Self-defense, the Right to Act on Appearance and the Apprehension of Great Bodily Harm, All of Which had been Covered in the General Charge.
The other charge requested was not applicable to the case, as we are informed by the court. The court has the right to decline to charge law not applicable to the case.
The bills of exceptions which we have heretofore considered embrace all the points. There is nothing left for us to decide on the motion for a new trial, and the same is true of the motion in arrest of judgment, in which it is stated that the indictment and verdict were not in due form.
The indictment was in due form, and the verdict finds both accused guilty.
For reasons stated, the judgment of the lower court is avoided, annulled,' and reversed.
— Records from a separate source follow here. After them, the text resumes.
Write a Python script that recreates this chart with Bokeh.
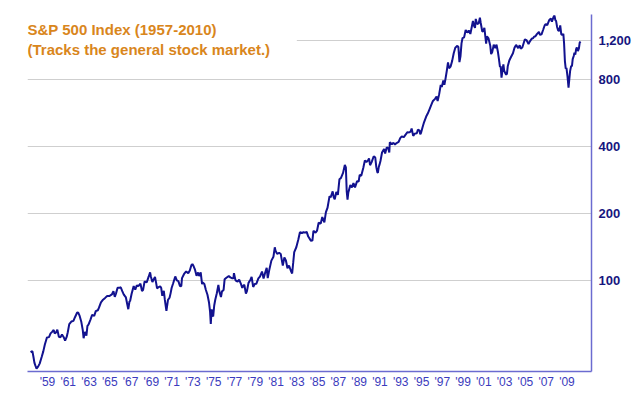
from bokeh.plotting import figure
from bokeh.models import FixedTicker, BoxAnnotation, Label, Range1d
from bokeh.embed import file_html
from bokeh.resources import INLINE

# S&P 500 monthly-ish closes (decimal year, index value)
years = [
    1957.37, 1957.55, 1957.65, 1957.75, 1957.85, 1957.95,
    1958.10, 1958.25, 1958.45, 1958.60, 1958.75, 1958.95,
    1959.15, 1959.30, 1959.45, 1959.60, 1959.70, 1959.85, 1959.95,
    1960.10, 1960.25, 1960.40, 1960.55, 1960.70, 1960.85, 1960.95,
    1961.10, 1961.30, 1961.50, 1961.65, 1961.85, 1961.95,
    1962.10, 1962.25, 1962.40, 1962.48, 1962.60, 1962.75, 1962.85, 1962.95,
    1963.15, 1963.30, 1963.50, 1963.65, 1963.85, 1963.95,
    1964.15, 1964.35, 1964.55, 1964.75, 1964.95,
    1965.20, 1965.35, 1965.48, 1965.60, 1965.75, 1965.95,
    1966.05, 1966.20, 1966.35, 1966.55, 1966.70, 1966.78, 1966.90, 1966.95,
    1967.10, 1967.30, 1967.45, 1967.60, 1967.75, 1967.95,
    1968.10, 1968.20, 1968.35, 1968.55, 1968.75, 1968.88, 1968.95,
    1969.10, 1969.35, 1969.45, 1969.55, 1969.70, 1969.85, 1969.95,
    1970.05, 1970.20, 1970.30, 1970.38, 1970.45, 1970.60, 1970.75, 1970.85, 1970.95,
    1971.10, 1971.30, 1971.45, 1971.60, 1971.75, 1971.88, 1971.95,
    1972.15, 1972.35, 1972.55, 1972.70, 1972.85, 1972.95,
    1973.05, 1973.20, 1973.35, 1973.50, 1973.60, 1973.75, 1973.88, 1973.95,
    1974.10, 1974.25, 1974.40, 1974.55, 1974.65, 1974.72, 1974.80, 1974.88, 1974.95,
    1975.05, 1975.15, 1975.30, 1975.45, 1975.55, 1975.70, 1975.80, 1975.95,
    1976.05, 1976.25, 1976.45, 1976.60, 1976.75, 1976.90, 1976.95,
    1977.10, 1977.30, 1977.45, 1977.60, 1977.75, 1977.88, 1977.95,
    1978.10, 1978.20, 1978.35, 1978.55, 1978.65, 1978.80, 1978.95,
    1979.10, 1979.30, 1979.45, 1979.65, 1979.80, 1979.95,
    1980.10, 1980.20, 1980.35, 1980.55, 1980.75, 1980.88, 1980.95,
    1981.10, 1981.30, 1981.45, 1981.65, 1981.80, 1981.95,
    1982.10, 1982.25, 1982.45, 1982.55, 1982.65, 1982.75, 1982.95,
    1983.15, 1983.30, 1983.50, 1983.65, 1983.80, 1983.95,
    1984.10, 1984.35, 1984.50, 1984.60, 1984.80, 1984.95,
    1985.10, 1985.30, 1985.45, 1985.65, 1985.80, 1985.95,
    1986.15, 1986.25, 1986.45, 1986.55, 1986.65, 1986.80, 1986.95,
    1987.10, 1987.25, 1987.45, 1987.62, 1987.72, 1987.80, 1987.88, 1987.95,
    1988.15, 1988.30, 1988.45, 1988.60, 1988.80, 1988.95,
    1989.05, 1989.20, 1989.40, 1989.55, 1989.70, 1989.85, 1989.95,
    1990.05, 1990.20, 1990.40, 1990.55, 1990.65, 1990.75, 1990.80, 1990.88, 1990.95,
    1991.05, 1991.20, 1991.40, 1991.50, 1991.65, 1991.80, 1991.90, 1991.95,
    1992.15, 1992.30, 1992.45, 1992.60, 1992.80, 1992.95,
    1993.10, 1993.30, 1993.45, 1993.65, 1993.80, 1993.95,
    1994.05, 1994.20, 1994.35, 1994.55, 1994.65, 1994.80, 1994.88, 1994.95,
    1995.10, 1995.25, 1995.45, 1995.60, 1995.75, 1995.95,
    1996.10, 1996.30, 1996.45, 1996.55, 1996.70, 1996.85, 1996.95,
    1997.10, 1997.20, 1997.30, 1997.45, 1997.55, 1997.65, 1997.80, 1997.95,
    1998.10, 1998.25, 1998.45, 1998.55, 1998.65, 1998.75, 1998.85, 1998.95,
    1999.10, 1999.25, 1999.40, 1999.55, 1999.70, 1999.85, 1999.95,
    2000.05, 2000.15, 2000.22, 2000.35, 2000.50, 2000.62, 2000.70, 2000.85, 2000.95,
    2001.05, 2001.15, 2001.22, 2001.30, 2001.45, 2001.62, 2001.70, 2001.80, 2001.95,
    2002.10, 2002.22, 2002.35, 2002.45, 2002.55, 2002.62, 2002.70, 2002.80, 2002.88, 2002.95,
    2003.05, 2003.15, 2003.22, 2003.30, 2003.45, 2003.60, 2003.80, 2003.95,
    2004.10, 2004.30, 2004.45, 2004.55, 2004.70, 2004.85, 2004.95,
    2005.10, 2005.30, 2005.45, 2005.60, 2005.75, 2005.85, 2005.95,
    2006.10, 2006.30, 2006.40, 2006.55, 2006.70, 2006.85, 2006.95,
    2007.10, 2007.30, 2007.45, 2007.55, 2007.70, 2007.80, 2007.88, 2007.95,
    2008.05, 2008.15, 2008.25, 2008.35, 2008.45, 2008.55, 2008.65, 2008.72, 2008.80, 2008.88, 2008.95,
    2009.05, 2009.15, 2009.22, 2009.30, 2009.40, 2009.48, 2009.55, 2009.65, 2009.72, 2009.80, 2009.88, 2009.95,
    2010.05, 2010.15, 2010.22, 2010.30,
]
index_values = [
    47.4, 47.9, 45.2, 42.4, 41.1, 40.0,
    40.8, 42.1, 45.2, 47.8, 51.3, 55.2,
    55.4, 57.6, 58.5, 59.7, 57.5, 58.3, 59.9,
    55.6, 55.3, 56.9, 55.5, 53.5, 55.5, 58.1,
    63.4, 65.1, 65.6, 68.1, 71.3, 71.6,
    69.0, 65.2, 59.6, 54.8, 58.5, 56.3, 62.3, 63.1,
    66.6, 69.8, 69.1, 72.5, 73.2, 75.0,
    79.5, 81.7, 83.2, 84.9, 84.8,
    86.2, 89.1, 84.1, 87.2, 92.4, 92.4,
    92.9, 89.2, 86.1, 83.6, 77.1, 74.0, 80.5, 80.3,
    86.8, 94.0, 90.6, 94.8, 93.9, 96.5,
    89.4, 90.2, 98.7, 97.7, 103.9, 108.4, 103.9,
    98.1, 103.5, 97.7, 91.8, 93.1, 93.8, 92.1,
    85.0, 89.6, 81.5, 76.6, 72.7, 81.5, 83.3, 87.2, 92.2,
    96.8, 103.9, 99.7, 99.0, 94.2, 93.9, 102.1,
    106.6, 109.5, 107.4, 110.6, 116.7, 118.1,
    116.0, 111.5, 104.7, 108.2, 104.3, 108.3, 95.9, 97.6,
    96.2, 90.3, 86.0, 79.3, 72.2, 63.5, 73.9, 69.9, 68.6,
    76.9, 81.6, 87.3, 95.2, 88.8, 83.9, 89.0, 90.2,
    100.9, 102.8, 104.3, 102.9, 102.1, 102.1, 107.5,
    99.8, 98.4, 100.5, 96.8, 92.3, 94.8, 95.1,
    87.0, 89.2, 97.2, 100.7, 103.3, 93.2, 96.1,
    96.3, 101.8, 103.8, 109.3, 101.8, 107.9,
    113.7, 102.1, 111.2, 122.4, 127.5, 140.5, 135.8,
    131.3, 132.8, 131.2, 116.2, 126.4, 122.6,
    113.1, 116.4, 109.6, 107.1, 119.5, 133.7, 140.6,
    152.9, 164.4, 163.0, 164.4, 163.6, 164.9,
    157.1, 150.6, 150.7, 166.7, 163.6, 167.2,
    181.2, 179.8, 192.4, 182.1, 202.2, 211.3,
    238.9, 235.5, 250.8, 236.1, 231.3, 249.2, 242.2,
    284.2, 288.4, 304.0, 329.8, 321.8, 251.8, 230.3, 247.1,
    267.8, 261.3, 273.5, 261.5, 279.0, 277.7,
    297.5, 294.9, 320.5, 346.1, 340.4, 346.0, 353.4,
    329.1, 339.9, 361.2, 356.2, 322.6, 306.1, 304.0, 322.2, 330.2,
    343.9, 375.2, 389.8, 371.2, 395.4, 392.5, 375.2, 417.1,
    408.8, 414.9, 408.1, 414.0, 418.7, 435.7,
    443.4, 440.2, 450.5, 463.6, 461.8, 466.5,
    481.6, 445.8, 456.5, 458.3, 475.5, 472.4, 453.7, 459.3,
    487.4, 514.7, 544.8, 561.9, 584.4, 615.9,
    640.4, 654.2, 670.6, 639.9, 687.3, 757.0, 740.7,
    790.8, 757.1, 801.3, 885.1, 954.3, 899.5, 914.6, 970.4,
    1049.3, 1111.8, 1133.8, 1120.7, 957.3, 1017.0, 1163.6, 1229.2,
    1238.3, 1335.2, 1301.8, 1328.7, 1282.7, 1389.0, 1469.3,
    1394.5, 1366.4, 1498.6, 1420.6, 1430.8, 1517.7, 1436.5, 1315.2, 1320.3,
    1366.0, 1239.9, 1160.3, 1249.5, 1224.4, 1133.6, 1040.9, 1059.8, 1148.1,
    1106.7, 1147.4, 1067.1, 989.8, 911.6, 916.1, 815.3, 885.8, 936.3, 879.8,
    855.7, 841.2, 848.2, 916.9, 974.5, 1008.0, 1050.7, 1111.9,
    1144.9, 1107.3, 1140.8, 1101.7, 1114.6, 1173.8, 1211.9,
    1203.6, 1156.8, 1191.3, 1220.3, 1228.8, 1249.5, 1248.3,
    1280.1, 1310.6, 1270.1, 1276.7, 1335.9, 1400.6, 1418.3,
    1406.8, 1482.4, 1503.4, 1455.3, 1526.8, 1549.4, 1481.1, 1468.4,
    1378.6, 1330.6, 1322.7, 1400.4, 1280.0, 1267.4, 1282.8, 1166.4, 968.8, 896.2, 903.3,
    825.9, 735.1, 797.9, 872.8, 919.1, 919.3, 987.5, 1020.6, 1057.1, 1036.2, 1095.6, 1115.1,
    1073.9, 1104.5, 1169.4, 1186.7,
]

tick_years = list(range(1959, 2010, 2))
tick_labels = ["'%02d" % (y % 100) for y in tick_years]
y_ticks = [100, 200, 400, 800, 1200]
y_tick_labels = ["100", "200", "400", "800", "1,200"]
title_lines = ["S&P 500 Index (1957-2010)", "(Tracks the general stock market.)"]

FONT = "Liberation Sans"

p = figure(
    frame_width=564, frame_height=357,
    min_border_left=27, min_border_top=14, min_border_right=40, min_border_bottom=8,
    y_axis_type="log", y_axis_location="right",
    x_range=Range1d(1957.08, 2011.36), y_range=Range1d(38.8, 1569),
    output_backend="svg", toolbar_location=None,
)
p.outline_line_color = None
p.background_fill_color = "white"
p.border_fill_color = "white"

# grid
p.xgrid.visible = False
p.ygrid.grid_line_color = "#cfcfcf"
p.ygrid.grid_line_width = 1

# x axis
xa = p.xaxis[0]
xa.ticker = FixedTicker(ticks=tick_years)
xa.major_label_overrides = {y: l for y, l in zip(tick_years, tick_labels)}
xa.major_tick_line_color = None
xa.minor_tick_line_color = None
xa.major_tick_out = 0
xa.major_tick_in = 0
xa.minor_tick_out = 0
xa.axis_line_color = "#6b6bd0"
xa.axis_line_width = 1.5
xa.major_label_text_font = FONT
xa.major_label_text_font_size = "12px"
xa.major_label_text_color = "#3b3bbd"
xa.major_label_standoff = 3

# y axis
ya = p.yaxis[0]
ya.ticker = FixedTicker(ticks=y_ticks)
ya.major_label_overrides = {v: l for v, l in zip(y_ticks, y_tick_labels)}
ya.major_tick_line_color = None
ya.minor_tick_line_color = None
ya.major_tick_out = 0
ya.major_tick_in = 0
ya.minor_tick_out = 0
ya.axis_line_color = "#6b6bd0"
ya.axis_line_width = 1.5
ya.major_label_text_font = FONT
ya.major_label_text_font_size = "13px"
ya.major_label_text_font_style = "bold"
ya.major_label_text_color = "#161680"
ya.major_label_standoff = 7

p.line(years, index_values, line_color="#12128f", line_width=2)

# white box behind the title (hides the gridline there)
p.add_layout(BoxAnnotation(left=1957.08, right=1983.0, bottom=1058, top=1569,
                           fill_color="white", fill_alpha=1.0, line_color=None))

for txt, yv in zip(title_lines, [1339, 1091]):
    p.add_layout(Label(x=1957.08, y=yv, text=txt, text_font=FONT, text_font_size="15px",
                       text_font_style="bold", text_color="#d9861c",
                       text_align="left", text_baseline="alphabetic"))

open("out.html", "w").write(file_html(p, INLINE))
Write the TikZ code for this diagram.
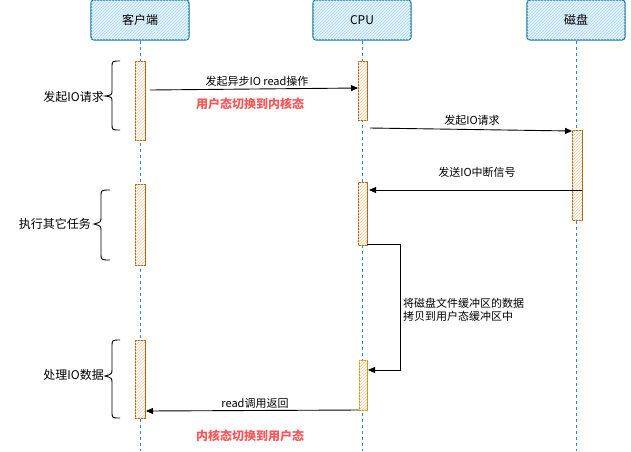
\documentclass[tikz,border=0pt]{standalone}
\usepackage{fontspec}
\setmainfont{Noto Sans CJK SC}
\usetikzlibrary{arrows.meta,patterns}
\definecolor{hdrline}{HTML}{10739E}
\definecolor{hdrfill}{HTML}{E6F3FA}
\definecolor{hdrhatch}{HTML}{A9D6EE}
\definecolor{actline}{HTML}{B46504}
\definecolor{actline2}{HTML}{D79B00}
\definecolor{acthatch}{HTML}{F6C9A0}
\definecolor{lifeline}{HTML}{2A8CC2}
\definecolor{redtxt}{HTML}{FF5555}
\tikzset{
  hdr/.style={draw=hdrline, line width=1.1pt, rounded corners=3pt, fill=hdrfill,
    postaction={pattern=north east lines, pattern color=hdrhatch},
    minimum width=98pt, minimum height=40pt, inner sep=0pt,
    font=\fontsize{12}{14}\selectfont},
  act/.style={draw=actline, line width=1pt, fill=white,
    postaction={pattern=north east lines, pattern color=acthatch},
    minimum width=10pt, inner sep=0pt},
  life/.style={draw=lifeline, line width=1pt, dash pattern=on 3pt off 3pt},
  msg/.style={draw=black, line width=0.9pt, -{Triangle[length=7pt,width=6pt]}},
  lbl/.style={font=\fontsize{11}{13}\selectfont, inner sep=1pt},
  redlbl/.style={font=\fontsize{12}{14}\selectfont\bfseries, text=redtxt, inner sep=1pt},
  sidelbl/.style={font=\fontsize{12}{14}\selectfont, inner sep=1pt},
  bracepath/.style={draw=black, line width=0.9pt},
}
\begin{document}
\begin{tikzpicture}[x=1pt,y=-1pt]
\useasboundingbox (0,0) rectangle (631,451);
% headers
\node[hdr] (h1) at (140,20) {客户端};
\node[hdr] (h2) at (362,20) {CPU};
\node[hdr] (h3) at (576,20) {磁盘};
% lifelines
\coordinate (e1) at (140,451);
\coordinate (e2) at (362,451);
\coordinate (e3) at (576,451);
\draw[life] (h1.south) -- (e1);
\draw[life] (h2.south) -- (e2);
\draw[life] (h3.south) -- (e3);
% activations
\node[act, minimum height=79pt] (c1) at (140,100.5) {};
\node[act, minimum height=81pt] (c2) at (140,224.5) {};
\node[act, minimum height=78pt] (c3) at (140,379) {};
\node[act, minimum height=59pt, minimum width=9pt] (p1) at (362.5,90.5) {};
\node[act, minimum height=63pt, minimum width=9pt] (p2) at (362.5,213.5) {};
\node[act, draw=actline2, minimum height=50pt, minimum width=8pt] (p3) at (363,385) {};
\node[act, minimum height=90pt] (d1) at (577,175) {};
% messages
\coordinate (m1s) at (150,90);
\coordinate (m1e) at (358,88);
\draw[msg] (m1s) -- (m1e);
\node[lbl, fill=white] (l1) at (257,81) {发起异步IO read操作};
\node[redlbl] (r1) at (250,104) {用户态切换到内核态};
\coordinate (m2s) at (370,128);
\coordinate (m2e) at (572,131);
\draw[msg] (m2s) -- (m2e);
\node[lbl] (l2) at (472,120) {发起IO请求};
\coordinate (m3s) at (582,190);
\coordinate (m3e) at (369,190);
\draw[msg] (m3s) -- (m3e);
\node[lbl] (l3) at (477,172) {发送IO中断信号};
\coordinate (m4s) at (367,244);
\coordinate (m4a) at (400,244);
\coordinate (m4b) at (400,370);
\coordinate (m4e) at (368,370);
\draw[msg] (m4s) -- (m4a) -- (m4b) -- (m4e);
\node[lbl, anchor=west, align=left] (l4) at (402,310) {将磁盘文件缓冲区的数据\\拷贝到用户态缓冲区中};
\coordinate (m5s) at (359,410);
\coordinate (m5e) at (146,411);
\draw[msg] (m5s) -- (m5e);
\node[lbl, fill=white] (l5) at (255,403) {read调用返回};
\node[redlbl] (r2) at (250,436) {内核态切换到用户态};
% braces
\draw[bracepath] (120,61) .. controls (112,61) .. (112,68) -- (112,90) .. controls (112,95) .. (105,96) .. controls (112,97) .. (112,102) -- (112,124) .. controls (112,130) .. (120,130);
\node[sidelbl, anchor=east] (s1) at (105,97) {发起IO请求};
\draw[bracepath] (110,190) .. controls (101,190) .. (101,197) -- (101,217) .. controls (101,222) .. (94,224) .. controls (101,226) .. (101,231) -- (101,253) .. controls (101,260) .. (110,260);
\node[sidelbl, anchor=east] (s2) at (92,224) {执行其它任务};
\draw[bracepath] (120,340) .. controls (112,340) .. (112,347) -- (112,369) .. controls (112,374) .. (105,376) .. controls (112,378) .. (112,383) -- (112,411) .. controls (112,418) .. (120,418);
\node[sidelbl, anchor=east] (s3) at (105,375) {处理IO数据};
\end{tikzpicture}
\end{document}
It is further ordered, adjudged, and decreed that the case be remanded to be tried in accordance with the law and the views herein expressed.
Note. — The writer was the organ of the court originally in the case cited, viz., State v. Ricks Murphy, 45 La. Ann. 960, 13 South. 229; but he was not the organ on rehearing. Mr. Justice Watkins was the organ of the court on the rehearing, as shown by the copy of the opinion of record and the entry on the minutes of May 31, 1893 (Minutes Book No. 27, p. 268). Credit if any be due, for the opinion on rehearing, should go to whom due. Well-kept records render the oversight manifest. The decision is not controlling though on rehearing it goes fully into a question somewhat similar.